My appointment with the physiotherapist at the hospital has been cancelled. I got a letter today with a copy of the appointment, and a handwritten note that the appointment had been scheduled in error. I have no idea at all what that is about. The note also said that I would be hearing from the office of an Orthopaedic Surgeon at the hospital. This is a different Orthopaedic Surgeon than the one whose office called the country house and left a message. What a muddle! They have my name though, it will be just a matter of time before they sort themselves out and get around to telling me what is going on.

My knee is holding steady, no pain unless I stand for more than ten minutes, or try to walk about for more than five minutes. My daily walks are still on hold.

We had a mini-blizzard last night, here at the little house in the city. It highlighted just why I like it so much in this neighbourhood. Last night, after the snow abated a bit, I heard a noise outside, and peeked out the curtains to see my neighbour across the street using his snowblower to clear our driveway. Then this morning, the plough went by and left a two foot high, four foot deep, snow bank across the end of the driveway. I had my breakfast, then headed out the door with the snow shovel. I was making a bit of progress, when I stopped to say hello to the new neighbours next door. They are a young couple, and were out shovelling their driveway together. The next thing I knew they were both in my driveway helping me! The fellow quickly took care of the snowbank across the end of the driveway, and they both worked to clear the entire drive, including the snow that came off Tank! He even shovelled a path to the front door!

People here are friendly, and help each other when they can. Such a contrast between here, and the neighbourhood at the country house. We have one good neighbour at the country house, he will clear the end of the driveway for Attila after a snow storm, with his little tractor, so that Attila can get off the road when he comes home for lunch. The other neighbours, permanent and seasonal, well…

When Attila was getting ready to drive down on his last visit, a group of young men knocked on the door. This is pretty shocking, because I think we have only had about four people knock on our door in the last ten years. Anyway, they had come to the cottage across the street, for the weekend, and since the driveway was covered with six feet of packed snow, they had parked in an open area in front of one of the other unoccupied cottages.
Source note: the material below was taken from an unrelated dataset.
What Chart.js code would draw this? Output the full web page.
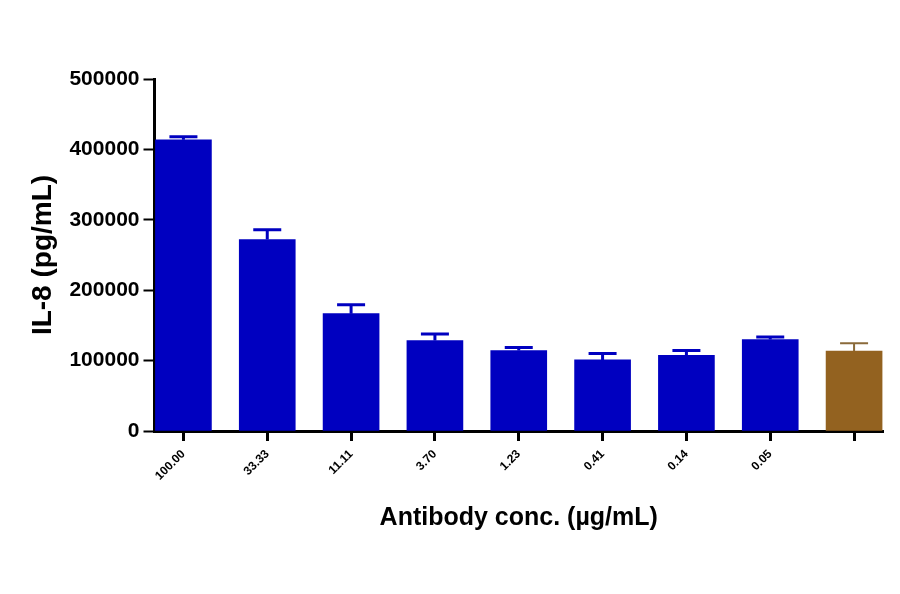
<!DOCTYPE html>
<html>
<head>
<meta charset="utf-8">
<title>IL-8 vs antibody concentration</title>
<script src="https://cdn.jsdelivr.net/npm/chart.js@4.4.0/dist/chart.umd.min.js"></script>
<style>
  html, body { margin: 0; padding: 0; background: #fff; }
  #wrap { width: 900px; height: 594px; }
</style>
</head>
<body>
<div id="wrap"><canvas id="il8Chart" width="900" height="594"></canvas></div>
<script>
// Antibody concentrations (ug/mL); last group is the control (no label)
const doseLabels = ['100.00', '33.33', '11.11', '3.70', '1.23', '0.41', '0.14', '0.05', ''];
// Mean IL-8 (pg/mL) and the upper error (SEM)
const il8Means = [413600, 271900, 166700, 128500, 114300, 101000, 107600, 129900, 113700];
const il8Errors = [4200, 13800, 12700, 9300, 4200, 9000, 6700, 3700, 10900];
const yTicks = [0, 100000, 200000, 300000, 400000, 500000];

const BLUE = '#0000c0';
const BROWN = '#936220';
const barColors = doseLabels.map((d, i) => i === doseLabels.length - 1 ? BROWN : BLUE);

// draws the upward T error bars on top of each bar
const errorBars = {
    id: 'errorBars',
    afterDatasetsDraw(chart) {
        const ctx = chart.ctx;
        const y = chart.scales.y;
        const meta = chart.getDatasetMeta(0);
        meta.data.forEach((bar, i) => {
            const top = y.getPixelForValue(il8Means[i] + il8Errors[i]);
            const base = y.getPixelForValue(il8Means[i]);
            const last = i === doseLabels.length - 1;
            ctx.save();
            ctx.strokeStyle = last ? '#8a6a3a' : BLUE;
            ctx.lineWidth = last ? 2 : 3;
            ctx.beginPath();
            ctx.moveTo(bar.x, base);
            ctx.lineTo(bar.x, top);
            ctx.moveTo(bar.x - 14, top);
            ctx.lineTo(bar.x + 14, top);
            ctx.stroke();
            ctx.restore();
        });
    }
};

const boldFont = (size) => ({ family: '"Liberation Sans", Arial, sans-serif', size: size, weight: 'bold' });

new Chart(document.getElementById('il8Chart').getContext('2d'), {
    type: 'bar',
    data: {
        datasets: [{
            data: il8Means.map((v, i) => ({ x: i, y: v })),
            backgroundColor: barColors,
            borderWidth: 0,
            barThickness: 56
        }]
    },
    options: {
        responsive: false,
        animation: false,
        devicePixelRatio: 1,
        layout: { padding: { left: 0, top: 79, right: 17, bottom: 0 } },
        plugins: {
            legend: { display: false },
            tooltip: { enabled: false }
        },
        scales: {
            x: {
                type: 'linear',
                offset: false,
                min: -0.345,
                max: 8.345,
                afterFit: (scale) => { scale.height = 163; },
                afterBuildTicks: (scale) => { scale.ticks = doseLabels.map((d, i) => ({ value: i })); },
                ticks: {
                    color: '#000',
                    font: boldFont(12),
                    minRotation: 45,
                    maxRotation: 45,
                    autoSkip: false,
                    padding: 6,
                    callback: (v) => doseLabels[v]
                },
                grid: {
                    offset: false,
                    drawOnChartArea: false,
                    drawTicks: true,
                    tickLength: 10,
                    tickWidth: 3,
                    tickColor: '#000'
                },
                border: { color: '#000', width: 3 },
                title: {
                    display: true,
                    text: 'Antibody conc. (µg/mL)',
                    color: '#000',
                    font: boldFont(25),
                    padding: { top: 0, bottom: 61 }
                }
            },
            y: {
                min: 0,
                max: 500000,
                afterFit: (scale) => { scale.width = 154.5; },
                afterBuildTicks: (scale) => { scale.ticks = yTicks.map(v => ({ value: v })); },
                ticks: {
                    color: '#000',
                    font: boldFont(21),
                    padding: 4,
                    callback: (v) => String(v)
                },
                grid: {
                    drawOnChartArea: false,
                    drawTicks: true,
                    tickLength: 11,
                    tickWidth: 2,
                    tickColor: '#000'
                },
                border: { color: '#000', width: 3 },
                title: {
                    display: true,
                    text: 'IL-8 (pg/mL)',
                    color: '#000',
                    font: boldFont(28),
                    padding: { top: 26, bottom: 0 }
                }
            }
        }
    },
    plugins: [errorBars]
});
</script>
</body>
</html>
I guess our second permanent neighbour on our street took offence, and approached them aggressively, so much so that there was almost a fist fight. The upshot was that they knocked on our door, and asked Attila if they could park in our driveway. Attila told them that since he was leaving, they were quite welcome to park there for the weekend, which they did. The conflict they had with our second permanent neighbour is just one of many he has initiated with seasonal people. The permanent neighbour’s obvious intolerance for seasonal property owners is a natural reaction, it comes from so many seasonal people being rude, aggressive, and inconsiderate to the local population.

So, here we are, approaching the end of January! Two more months of full-on winter at the country house. We don’t expect to see any serious signs of snow melting or the arrival of spring there, until well into April. It will be interesting to see how early spring arrives here at the little house in the city!

Worldly Distractions


The Little House in the City
-10°C (14F)
Date: 3:00 PM EST Friday 30 January 2015
Condition: Mainly Sunny
Pressure: 102.1 kPa
Tendency: rising
Visibility: 24 km
Temperature: -9.8°C
Dewpoint: -16.8°C
Humidity: 57%
Wind: NNW 27 km/h
Wind Chill: -19 (-2.2F)

The Country House
-14°C (-6.8F)
Date: 3:00 PM EST Friday 30 January 2015
Condition: Light Snow
Pressure: 102.6 kPa
Visibility: 15 km
Temperature: -14.4°C
Dewpoint: -21.0°C
Humidity: 58%
Wind: NW 24 gust 35 km/h
Wind Chill: -24 (-11.2F)


“We don’t know a millionth of one percent about anything.”